Cannes 67 – Jimmy’s Hall: recensione film

KEN LOACH UNISCE DANZA E POLITICA IN UNA FAVOLA COMUNISTA TUTTA DA BALLARE NELLA JIMMY’S HALL

Jimmy's HallGENERE: drammatico

DATA DI USCITA: n.d.

DURATA: 106’

VOTO: 4 su 5

Mettere a confronto, seppur in similitudini che riguardano il soggetto, Jimmy’s Hall con Footlose è decisamente dissacrante nei confronti di Ken Loach, Ken Loach il rosso, che dopo una serie di commedie e documentari torna a parlare di quell’Irlanda che già raccontò nel 2006 con Il vento che accarezza l’erba.

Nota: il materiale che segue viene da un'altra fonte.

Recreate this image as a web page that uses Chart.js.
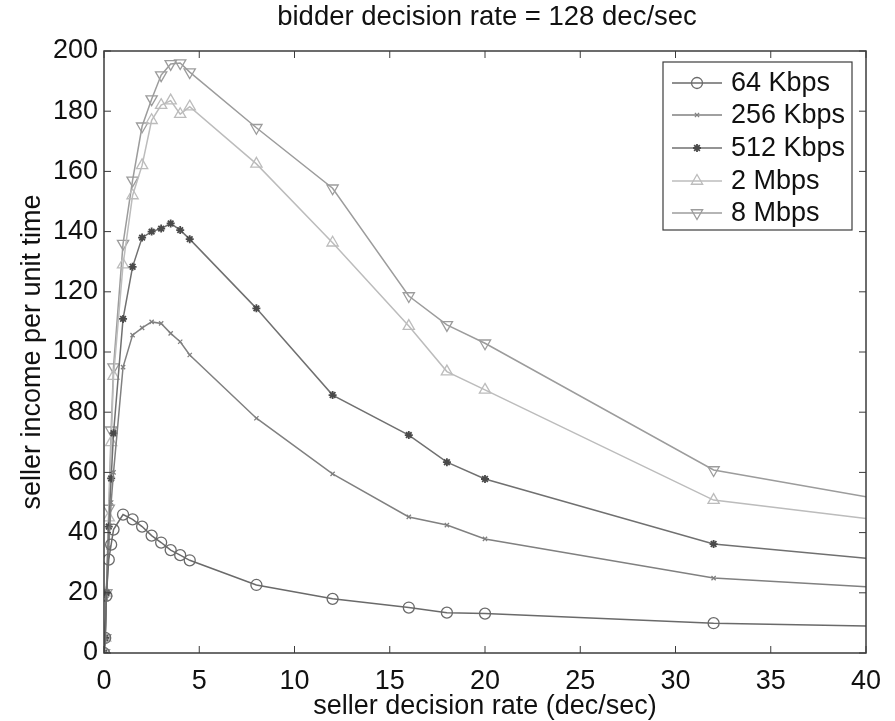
<!DOCTYPE html>
<html>
<head>
<meta charset="utf-8">
<script src="https://cdn.jsdelivr.net/npm/chart.js@4.4.0/dist/chart.umd.min.js"></script>
<style>
  html, body { margin: 0; padding: 0; background: #fff; }
  #wrap { width: 895px; height: 721px; }
</style>
</head>
<body>
<div id="wrap"><canvas id="chart" width="895" height="721"></canvas></div>
<script>
// seller decision rate (dec/sec) and seller income per unit time for each link speed
const rates      = [0, 0.0625, 0.125, 0.25, 0.375, 0.5, 1, 1.5, 2, 2.5, 3, 3.5, 4, 4.5, 8, 12, 16, 18, 20, 32, 40];
const income64k  = [0, 5, 19, 31, 36, 41, 46, 44.4, 42, 39, 36.7, 34.2, 32.5, 30.8, 22.6, 18, 15.1, 13.4, 13.1, 9.9, 9.0];
const income256k = [0, 5, 18, 35, 50, 60, 95, 105.6, 108, 110, 109.5, 106.2, 103.4, 99, 78, 59.5, 45.2, 42.5, 37.9, 24.9, 22];
const income512k = [0, 5, 20, 42, 58, 73, 111, 128.3, 138, 140, 141, 142.7, 140.5, 137.5, 114.5, 85.7, 72.4, 63.4, 57.8, 36.2, 31.5];
const income2m   = [0, 5, 20, 45, 70, 92, 129, 152, 162, 177, 182, 183.5, 179, 181.5, 162.5, 136.3, 108.6, 93.5, 87.4, 50.8, 44.7];
const income8m   = [0, 5, 20, 48, 74, 95, 136, 157, 175, 184, 192, 195.7, 196, 193, 174.5, 154.4, 118.6, 109, 102.9, 60.8, 51.9];

const seriesNames = ['64 Kbps', '256 Kbps', '512 Kbps', '2 Mbps', '8 Mbps'];
const xTicks = [0, 5, 10, 15, 20, 25, 30, 35, 40];
const yTicks = [0, 20, 40, 60, 80, 100, 120, 140, 160, 180, 200];

const FONT = '"Liberation Sans", Arial, Helvetica, sans-serif';

function pts(ys) {
  return rates.map((x, i) => ({ x, y: ys[i] }));
}

// no marker on the last sample, it sits on the right edge of the box
function radius(r) {
  return ctx => (ctx.raw && ctx.raw.x >= 40 ? 0 : r);
}

function series(label, ys, color, style, r, extra) {
  return Object.assign({
    label,
    data: pts(ys),
    borderColor: color,
    backgroundColor: 'rgba(0,0,0,0)',
    pointBorderColor: color,
    pointBackgroundColor: 'rgba(0,0,0,0)',
    borderWidth: 1.5,
    pointBorderWidth: 1.3,
    pointStyle: style,
    pointRadius: radius(r),
    pointRotation: 0,
    showLine: true,
    tension: 0
  }, extra || {});
}

const datasets = [
  series(seriesNames[0], income64k, '#6a6a6a', 'circle', 5.5),
  series(seriesNames[1], income256k, '#808080', 'crossRot', 3),
  series(seriesNames[2], income512k, '#707070', 'star', 4, { pointBorderColor: '#4a4a4a', pointBorderWidth: 1.8 }),
  series(seriesNames[3], income2m, '#bcbcbc', 'triangle', 6.5),
  series(seriesNames[4], income8m, '#9c9c9c', 'triangle', 6.5, { pointRotation: 180 })
];

// box, inward ticks on all four sides, titles and the legend
const frame = {
  id: 'frame',
  afterDraw(chart) {
    const { ctx, chartArea: a, scales } = chart;
    const xs = scales.x, ys = scales.y;
    ctx.save();
    ctx.strokeStyle = '#3c3c3c';
    ctx.lineWidth = 1.5;
    ctx.strokeRect(a.left, a.top, a.right - a.left, a.bottom - a.top);

    ctx.lineWidth = 1;
    const tl = 7;
    ctx.beginPath();
    xTicks.forEach(v => {
      const px = xs.getPixelForValue(v);
      ctx.moveTo(px, a.bottom); ctx.lineTo(px, a.bottom - tl);
      ctx.moveTo(px, a.top); ctx.lineTo(px, a.top + tl);
    });
    yTicks.forEach(v => {
      const py = ys.getPixelForValue(v);
      ctx.moveTo(a.left, py); ctx.lineTo(a.left + tl, py);
      ctx.moveTo(a.right, py); ctx.lineTo(a.right - tl, py);
    });
    ctx.stroke();

    ctx.fillStyle = '#111';
    ctx.textAlign = 'center';
    ctx.textBaseline = 'alphabetic';
    ctx.font = '27.5px ' + FONT;
    ctx.fillText('bidder decision rate = 128 dec/sec', 487, 25);
    ctx.font = '27px ' + FONT;
    ctx.fillText('seller decision rate (dec/sec)', (a.left + a.right) / 2, 714);
    ctx.save();
    ctx.translate(40, (a.top + a.bottom) / 2);
    ctx.rotate(-Math.PI / 2);
    ctx.fillText('seller income per unit time', 0, 0);
    ctx.restore();

    // legend
    const lx = 663, ly = 62, lw = 189, lh = 168;
    ctx.fillStyle = '#fff';
    ctx.fillRect(lx, ly, lw, lh);
    ctx.strokeStyle = '#3c3c3c';
    ctx.lineWidth = 1.2;
    ctx.strokeRect(lx, ly, lw, lh);
    const rows = [83, 115, 148, 181, 213];
    chart.data.datasets.forEach((ds, i) => {
      const y = rows[i];
      ctx.strokeStyle = ds.borderColor;
      ctx.lineWidth = ds.borderWidth;
      ctx.beginPath();
      ctx.moveTo(672, y); ctx.lineTo(722, y);
      ctx.stroke();
      ctx.strokeStyle = ds.pointBorderColor;
      ctx.fillStyle = 'rgba(0,0,0,0)';
      ctx.lineWidth = ds.pointBorderWidth;
      const r = typeof ds.pointRadius === 'function' ? ds.pointRadius({ raw: { x: 0 } }) : ds.pointRadius;
      Chart.helpers.drawPoint(ctx, {
        pointStyle: ds.pointStyle, radius: r, rotation: ds.pointRotation, borderWidth: ds.pointBorderWidth
      }, 697, y);
      ctx.fillStyle = '#111';
      ctx.font = '27px ' + FONT;
      ctx.textAlign = 'left';
      ctx.textBaseline = 'middle';
      ctx.fillText(ds.label, 731, y + 1);
    });
    ctx.restore();
  }
};

new Chart(document.getElementById('chart'), {
  type: 'scatter',
  data: { datasets },
  options: {
    responsive: false,
    animation: false,
    layout: { padding: { left: 0, right: 29, top: 51, bottom: 0 } },
    plugins: {
      legend: { display: false },
      title: { display: false },
      tooltip: { enabled: false }
    },
    scales: {
      x: {
        type: 'linear', min: 0, max: 40,
        grid: { display: false, drawTicks: false },
        border: { display: false },
        ticks: {
          stepSize: 5, padding: 12, color: '#111',
          font: { family: FONT, size: 27 }
        },
        afterFit(s) { s.height = 68; }
      },
      y: {
        type: 'linear', min: 0, max: 200,
        grid: { display: false, drawTicks: false },
        border: { display: false },
        ticks: {
          stepSize: 20, padding: 6, color: '#111',
          font: { family: FONT, size: 27 }
        },
        afterFit(s) { s.width = 104; }
      }
    }
  },
  plugins: [frame]
});
</script>
</body>
</html>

Anni ’30: la guerra civile è finita da tempo e il paese si divide in fazioni politiche e religiose e in questo scenario Loach porta sul grande schermo la vera storia di Jimmy Gralton unica persona costretta all’esilio dal suo paese senza alcun processo solo per fatto di essere un comunista e di aver ridato vita, in quel della contea di Leitrim a una Hall abbandonata rendendola un luogo precursore dell’odierno centro sociale, di libertà.

Reduce da un esilio volontario durato dieci anni negli Stati Uniti Gralton con il suo grammofono verde, incantatore di masse stanche, e a suon di jazz ridona con leggerezza ai contadini di quella landa desolata una coscienza, politica e umana, che spaventa Padre Sheridan e che da vita a battibecchi, spesso silenti e fatti di sguardi, ancora contemporanei e profondamente veri in nome di quella Parola di Dio che nella bocca dell’uomo di Chiesa diventa sentenza.

Si balla, in Jimmy’s Hall, e il ballo diventa sinonimo di consapevolezza e coscienza che sia quella di poter dire, fare e pensare lontano dalla morale cattolica o quella di poter amare come fanno Jimmy e Oonah in ricordo di una vecchia e rispolverata passione assopita dagli anni di lontananza di lui e dal matrimonio di lei. Una danza senza musica dove le note sono quelle dell’erotismo e della presenza ritrovata dopo una lunga assenza.

In Jimmy’s Hall c’è tutta la similitudine politica che Loach mette nei suoi film e per poco più di un’ora si fa pace con quell’utopica idea di comunismo che oggi non ha più senso ma che in questo lungometraggio diventa favola, ridiventa favola, almeno per po’.